Starting point is 00:27:15 I liked it. As I spent time with the Long Beach Pinball League, I found myself becoming curious about where pinball even came from. This idea of ricocheting balls off things to hit other things. I mean, I imagine hundreds of thousands of years ago cavemen were busy bouncing rocks off the cave walls, but it's generally agreed that the basic concept of pinball didn't start in America, but in Europe in the 1600s. The Europeans loved various games that involved rolling balls around on the grass, and so they wanted to move things indoors.
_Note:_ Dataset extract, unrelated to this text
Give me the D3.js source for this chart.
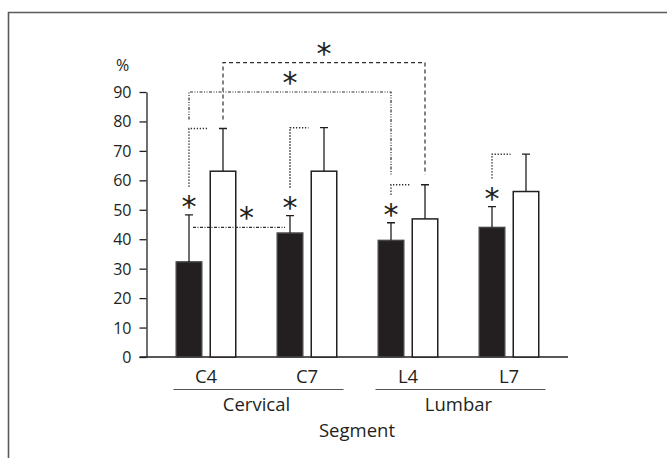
<!DOCTYPE html>
<html>
<head>
<script src="https://d3js.org/d3.v7.min.js"></script>
<style>
  body { margin: 0; background: #fff; }
  svg text { font-family: "Open Sans", sans-serif; fill: #231f20; }
</style>
</head>
<body>
<svg width="667" height="458"></svg>
<script>
// data (%), upper error bar = mean + SD
const segments = ["C4", "C7", "L4", "L7"];
const regions = [
  { name: "Cervical", segs: ["C4", "C7"] },
  { name: "Lumbar", segs: ["L4", "L7"] }
];
const series = ["filled", "open"];
const filledMean = [32.3, 42.1, 39.6, 44.0];
const filledErr = [48.3, 48.0, 45.6, 51.1];
const openMean = [63.1, 63.1, 46.9, 56.2];
const openErr = [77.6, 77.9, 58.5, 68.9];
const yTicks = [0, 10, 20, 30, 40, 50, 60, 70, 80, 90];

// significance: within each segment (filled vs open), and between segments
const withinSig = ["C4", "C7", "L4", "L7"];
const betweenSig = [
  { from: "C4", to: "C7", series: "filled", level: 44 },
  { from: "C4", to: "L4", series: "filled", level: 90 },
  { from: "C4", to: "L4", series: "open", level: 100 }
];

const svg = d3.select("svg");
const ink = "#231f20";

const rows = segments.map((s, i) => ({
  seg: s,
  filled: { mean: filledMean[i], err: filledErr[i] },
  open: { mean: openMean[i], err: openErr[i] }
}));
const bySeg = new Map(rows.map(d => [d.seg, d]));

// frame (top and left edges only)
svg.append("path")
  .attr("d", "M8.5,458V12.5H667")
  .attr("fill", "none")
  .attr("stroke", "#5a5a5a")
  .attr("stroke-width", 1.6);

const y = d3.scaleLinear().domain([0, 90]).range([357, 92]);
const x = d3.scaleBand().domain(segments).range([155.5, 559.5]);
const xs = d3.scaleBand().domain(series).range([20, 81]).paddingInner(0.206);
const cx = (seg, s) => x(seg) + xs(s) + xs.bandwidth() / 2;

// y axis
const yAxis = svg.append("g")
  .attr("transform", "translate(146.5,0)")
  .call(d3.axisLeft(y).tickValues(yTicks).tickSize(7).tickSizeOuter(0).tickPadding(8));
yAxis.selectAll("path, line").attr("stroke", ink).attr("stroke-width", 1.3);
yAxis.selectAll("text").style("font-size", "16px").attr("fill", ink).attr("dy", "0.34em");

svg.append("text")
  .attr("x", 122.5).attr("y", 71)
  .attr("text-anchor", "middle")
  .style("font-size", "16px")
  .text("%");

// baseline
svg.append("line")
  .attr("x1", 139.5).attr("x2", x.range()[1] + 8.5)
  .attr("y1", y(0)).attr("y2", y(0))
  .attr("stroke", ink).attr("stroke-width", 1.3);

// bars
const g = svg.append("g");
series.forEach(s => {
  g.selectAll(".bar-" + s)
    .data(rows)
    .join("rect")
    .attr("x", d => x(d.seg) + xs(s) + 0.75)
    .attr("width", xs.bandwidth() - 1.5)
    .attr("y", d => y(d[s].mean))
    .attr("height", d => y(0) - y(d[s].mean))
    .attr("fill", s === "filled" ? ink : "#fff")
    .attr("stroke", s === "filled" ? "#444" : ink)
    .attr("stroke-width", 1.5);

  // upper error bars
  g.selectAll(".err-" + s)
    .data(rows)
    .join("path")
    .attr("d", d => {
      const c = cx(d.seg, s);
      return `M${c},${y(d[s].mean)}V${y(d[s].err)}M${c - 4},${y(d[s].err)}H${c + 4}`;
    })
    .attr("fill", "none")
    .attr("stroke", ink)
    .attr("stroke-width", 1.3);
});

// x labels
svg.append("g").selectAll("text")
  .data(segments)
  .join("text")
  .attr("x", d => x(d) + x.bandwidth() / 2)
  .attr("y", 383)
  .attr("text-anchor", "middle")
  .style("font-size", "18.5px")
  .text(d => d);

regions.forEach(r => {
  const x0 = x(r.segs[0]) + 18;
  const x1 = x(r.segs[r.segs.length - 1]) + 87;
  svg.append("line")
    .attr("x1", x0).attr("x2", x1)
    .attr("y1", 389.5).attr("y2", 389.5)
    .attr("stroke", "#555").attr("stroke-width", 1);
  svg.append("text")
    .attr("x", (x0 + x1) / 2 - 2)
    .attr("y", 410.5)
    .attr("text-anchor", "middle")
    .style("font-size", "18.5px")
    .text(r.name);
});

svg.append("text")
  .attr("x", 357).attr("y", 436.5)
  .attr("text-anchor", "middle")
  .style("font-size", "18.5px")
  .text("Segment");

// asterisk helper: (px, py) is the centre of the glyph
function star(px, py) {
  svg.append("text")
    .attr("x", px).attr("y", py + 17)
    .attr("text-anchor", "middle")
    .style("font-family", "DejaVu Sans")
    .style("font-size", "30px")
    .text("*");
}

const ann = svg.append("g")
  .attr("fill", "none")
  .attr("stroke", "#2e2e2e")
  .attr("stroke-width", 1.2);

// within-segment brackets (dotted)
withinSig.forEach(seg => {
  const d = bySeg.get(seg);
  const c = cx(seg, "filled");
  const top = y(d.open.err);
  ann.append("path")
    .attr("d", `M${c},${y(d.filled.err) - 28}V${top}H${x(seg) + xs("open") - 2}`)
    .attr("stroke-width", 1.5)
    .attr("stroke-dasharray", "1.3,1.7");
  star(c, y(d.filled.err) - 15);
});

// between-segment brackets
const dashes = ["3,1.5,1,1.5", "3,1.5,1,1.5,1,1.5", "4,3"];
betweenSig.forEach((b, i) => {
  const a = bySeg.get(b.from), z = bySeg.get(b.to);
  const xa = cx(b.from, b.series), xz = cx(b.to, b.series);
  const ly = y(b.level);
  let path, mid;
  if (i === 0) {
    path = `M${xa + 4},${ly}H${xz - 5}`;
    mid = (xa + xz) / 2 + 7;
  } else {
    path = `M${xa},${y(a.open.err) - 9}V${ly}H${xz}V${y(z.open.err) - 10}`;
    mid = (xa + xz) / 2;
  }
  ann.append("path").attr("d", path).attr("stroke-dasharray", dashes[i]);
  star(mid, ly - 16);
});
</script>
</body>
</html>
Starting point is 00:27:46 The French came up with bagatelle tables, wooden boxes that looked a bit like a pinball table. Using a stick, you'd fire a ball into the table, and there'd be various obstacles and things to try and hit. Then around 1870, British inventor Montague Redgrave moved to Ohio and took out US patent number 115357, adding a coiled spring to the mix, which would fire marbles onto the table. Things were getting more American, and way more pinball-y.
Starting point is 00:28:15 By the 30s, things had evolved to coin-operated machines. American David Gottlieb coming up with Baffle Ball, which sold 50,000 units. Other names floated around, Wiffle Board and Ballyhoo, but eventually America just landed on calling it Pinball. Pinball popped off in the 30s. Dozens and dozens of manufacturers, mostly based out of Chicago, they were closely aligned with gambling machines. And at one point, the mob was heavily controlling their distribution around America. For reasons like that, it wasn't smooth sailing. In the 40s the mayor of New York went after slot machines and pinball machines.
Starting point is 00:28:52 They became either outlawed or really heavily regulated. Pinball also took hit during World War II when manufacturers had to shut down or switch to making more important things like parachute harnesses or bits of weapons. After World War II, pinball got big again. Flippers were added to pinball machines. The game became less about chance and more about skill. In the 60s, multiplayer pinball machines were invented, and designs kept being refined and changed. It was still banned in places like New York, but in other parts of America, pinball was booming.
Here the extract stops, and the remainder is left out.